Jesucristo es el Profeta esperado, porque anuncia el Evangelio, la Buena Nueva, con autoridad. Todas sus palabras están llenas de esperanza, especialmente al final, cuando habla con sus discípulos en el Cenáculo, y está cerca su Pasión.
En el Evangelio de la Misa del domingo, leemos un texto del Evangelio de San Marcos (1, 21-28).
«En aquel tiempo, llegó Jesús a Cafarnaúm y el sábado siguiente fue a la sinagoga y se puso a enseñar. Los oyentes quedaron asombrados de sus palabras, pues enseñaba como quien tiene autoridad y no como los escribas».
Nosotros, que queremos ser discípulos de Cristo, también participamos del munus propheticum, del oficio profético. No sólo lo tienen los pastores en la Iglesia. También los fieles laicos lo ejercen cuando enseñan y dan a conocer la Palabra de Dios. El Espíritu Santo actúa y nos orienta para que no nos desviemos de la verdad.
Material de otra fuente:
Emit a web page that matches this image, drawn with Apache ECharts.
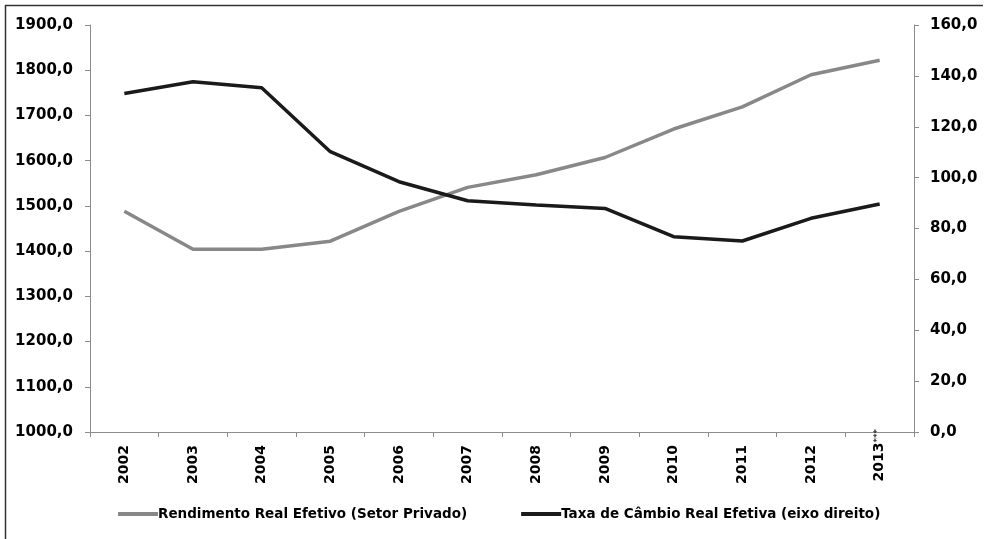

Una madre de familia, cuando enseña a sus hijos a rezar; una catequista, que prepara a los niños para la Primera Comunión; un hombre maduro que se reúne con sus amigos para repasar los elementos centrales de nuestra fe… Todos ellos ejercen el ministerio profético (cfr. Catecismo de la Iglesia Católica, n. 785).
La «autoridad» de Jesús le viene de ser el Hijo de Dios. Nuestra «autoridad», nos llega también por ser hijos de Dios: por participar de la filiación divina que hemos recibido, en Cristo, por nuestro Bautismo. Cuanto mejores recipientes seamos de las abundantes gracias que nos da el Señor, más autoridad tendremos. La autoridad es directamente proporcional a la santidad de la persona, a su amor a Dios.
En la entrevista, a la que hemos aludido antes, el Cardenal Ratzinger advierte sobre tres formas erróneas de entender la profecía, en la actual crisis de fe que pasa la Iglesia, y que podríamos resumir de la siguiente manera: 1ª) el peligro de buscar aquí en la tierra, con los puros medios humanos, la solución a todos los problemas (mesianismo secularista); 2ª) el peligro de huir del mundo y caer en un espiritualismo que se desentiende de las realidades temporales; 3ª) el peligro de refugiarse en exaltaciones apocalípticas, en el sentido en que se explica más arriba; es decir, dejándose llevar por la ansiedad ante los acontecimientos futuros, que imaginamos quizá de modo equivocado, sin confiar plenamente en la gracia de Dios.
La presencia serena de María, en nuestra vida, es garantía de permanecer con Cristo y colaborar con Én en su misión profética, en los tiempos en que nos ha tocado vivir.